Monday, February 15, 2016

I Resemble My Father And So I Hate The Mirror - The One On The Wall And The One Inside My Soul....Avantika says...


Every little boy grows up admiring his father, dreaming to be a man like him. The greatest nightmare of my entire childhood was a dark silhouette of the man whom my mother married. I irked with disgust when people told me how I resembled my father as a child and will soon claim his shoes. ‘I would never step into his shoes’ I was determined. But the day I saw my reflection in the terrified eyes of my 5 year old son, I was shaken with fear. I had evoked the inner devil and evolved into the man I hated all through, the man I would never forgive, my father.
My son, burying his face into the pillow, making every possible effort to avoid eye contact with me, was just a splitting image of myself as a child. My childhood completes with the horrifying memories of my father rampantly torturing my mother. He was never a man of the best temperament to begin with. Things worsened when he lost his job. Maa spent her mornings working as a cashier in a local bank, and the evening playing the punch bag to her husband, absorbing his unreasonable blows of insecurity, inferiority, suspicion, and all other forces that fuse together in human nature and transform a man into a devil of the worst form. The bruises have faded away from Maa’s nape, waist, and back, but are imprinted on my mind for life. The sight of my father hurling heavy kicks my mother’s abdomen and her screeches, her tormented face, her rushing tears, the pain which stemmed partially from the unbearable physical torture inflicted on her, and majorly from the fear of losing the child inside, still haunt me, they have been chasing me throughout my life. There have been countless nights, I shuddered out of my sleep, fearing, perhaps he has started with his ruinous dance of destruction again. When that man, a dirty part of whose body led to my existence, would place pieces of burning charcoals on Maa’s hand for missing on the perfect amount of salt in his daal, I would stand cold like a statue made up of stone to witness his orgy, weak with powerlessness, full with envy for that brother (or sister) who escaped facing this unspeakable sight, who breathed last inside my mother womb, without having to see the light of the day. Why was I not him, or her? Why was I chosen by God to bystand this heinosity? As a grown man I have loathed my impotency more than any other evil on this planet. If only I could protect my mother from that man, I wish so bad. I could never comprehend why my mother cried her heart out the day my father died, I’d like to believe they were tears of joy, but they were not. She was mourning that man’s death while I was breathing the air of assurance. Assurance that this woman will never face that man again. He is gone for good. He will never come back.

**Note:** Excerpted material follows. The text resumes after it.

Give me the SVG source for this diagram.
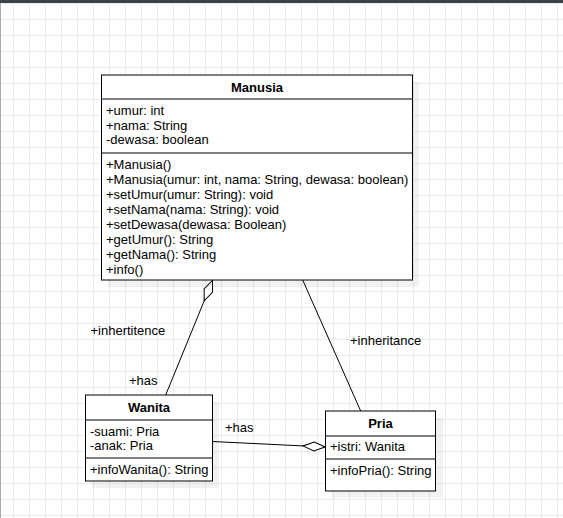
<svg xmlns="http://www.w3.org/2000/svg" width="563" height="518" viewBox="0 0 563 518">
<defs>
<pattern id="grid" patternUnits="userSpaceOnUse" x="13" y="3" width="16" height="16">
<path d="M0 0.5H16M0.5 0V16" stroke="#ebebeb" stroke-width="1" fill="none"/>
</pattern>
<marker id="diamond" markerUnits="userSpaceOnUse" markerWidth="24" markerHeight="12" refX="0" refY="0" orient="auto" overflow="visible">
<path d="M0,0 L11,-4.5 L22,0 L11,4.5 Z" fill="#fff" stroke="#000" stroke-width="1"/>
</marker>
<style>
text{font-family:"Liberation Sans",Arial,Helvetica,sans-serif;font-size:13px;fill:#000}
.title{font-weight:bold;text-anchor:middle}
.box{fill:#fff;stroke:#000;stroke-width:1}
.sep{stroke:#000;stroke-width:1}
.shadow{fill:#000;fill-opacity:0.05}
.conn{stroke:#000;stroke-width:1;fill:none}
</style>
</defs>
<rect x="0" y="0" width="563" height="518" fill="#fff"/>
<rect x="0" y="0" width="563" height="518" fill="url(#grid)"/>
<rect x="0" y="0" width="563" height="3" fill="#3b4346"/>
<rect x="0" y="3" width="1" height="515" fill="#a9adb0"/>

<g id="connectors">
<path class="conn" d="M212.5,280.5 L165.7,395" marker-start="url(#diamond)"/>
<path class="conn" d="M302.7,280 L360.7,411"/>
<path class="conn" d="M325,447 L212.5,441.5" marker-start="url(#diamond)"/>
<text x="90.5" y="334.5">+inhertitence</text>
<text x="129" y="385.2">+has</text>
<text x="350" y="345.2">+inheritance</text>
<text x="225" y="432.2">+has</text>
</g>

<g id="Manusia">
<rect class="shadow" x="108" y="82" width="311" height="205"/>
<rect class="box" x="101.5" y="75" width="311" height="205"/>
<line class="sep" x1="101.5" y1="99" x2="412.5" y2="99"/>
<line class="sep" x1="101.5" y1="153" x2="412.5" y2="153"/>
<text class="title" x="257" y="91.8">Manusia</text>
<text x="106" y="115.2">+umur: int</text>
<text x="106" y="129.7">+nama: String</text>
<text x="106" y="144.2">-dewasa: boolean</text>
<text x="106" y="168.8">+Manusia()</text>
<text x="106" y="183.8">+Manusia(umur: int, nama: String, dewasa: boolean)</text>
<text x="106" y="198.8">+setUmur(umur: String): void</text>
<text x="106" y="213.8">+setNama(nama: String): void</text>
<text x="106" y="228.8">+setDewasa(dewasa: Boolean)</text>
<text x="106" y="243.8">+getUmur(): String</text>
<text x="106" y="258.8">+getNama(): String</text>
<text x="106" y="273.8">+info()</text>
</g>

<g id="Wanita">
<rect class="shadow" x="92" y="402" width="127" height="86"/>
<rect class="box" x="85.5" y="395" width="127" height="86"/>
<line class="sep" x1="85.5" y1="420" x2="212.5" y2="420"/>
<line class="sep" x1="85.5" y1="458" x2="212.5" y2="458"/>
<text class="title" x="149" y="411.8">Wanita</text>
<text x="90" y="435.5">-suami: Pria</text>
<text x="90" y="449.8">-anak: Pria</text>
<text x="90" y="473.5">+infoWanita(): String</text>
</g>

<g id="Pria">
<rect class="shadow" x="332" y="418" width="111" height="80"/>
<rect class="box" x="325.5" y="411" width="110" height="80"/>
<line class="sep" x1="325.5" y1="436" x2="435.5" y2="436"/>
<line class="sep" x1="325.5" y1="459" x2="435.5" y2="459"/>
<text class="title" x="380.5" y="427.8">Pria</text>
<text x="330" y="451.2">+istri: Wanita</text>
<text x="330" y="474.5">+infoPria(): String</text>
</g>
</svg>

But I was delusional. He had left his soul in me. The evil spirit grew dormantly in some inconspicuous corner of my existence and woke up today to dominate my whole personality with all its power. Henna didn’t do anything wrong. She is by far the best wife any man can ever ask for. All she did was to stay back in office for 3 hours, and I am in complete cognizance of the tight deadline she has to meet. She had to work on this project with Roshan, I know that their equation is nothing but professional. But there is a part of me which was bloated with envy. Envy, because Roshan is better looking, more qualified, or more successful? No, this envy, that worked me up to raise my hand on Henna today, defies every possible explanation I can imagine to rest my case. I have become, whom I have hated the most every waking second. My mother has lived a peaceful life since the past 12 years, assured that she will never have to see that beast again. She remains oblivious to a truth which gradually surfaced and proved me to be nothing but an ugly remanence of him. But it was just a momentary outburst. I am not the person Sonu bumped into today. My mother treats Henna as a daughter she bore out of her own womb. I can’t gaze what her reaction might be on learning that the haplessness she had put up with for 15 long years has now been passed on to her daughter-in-law as inheritance. Will they ever forgive me? My mother, Henna, or Sonu? Even if they do, will I ever be able to forgive myself?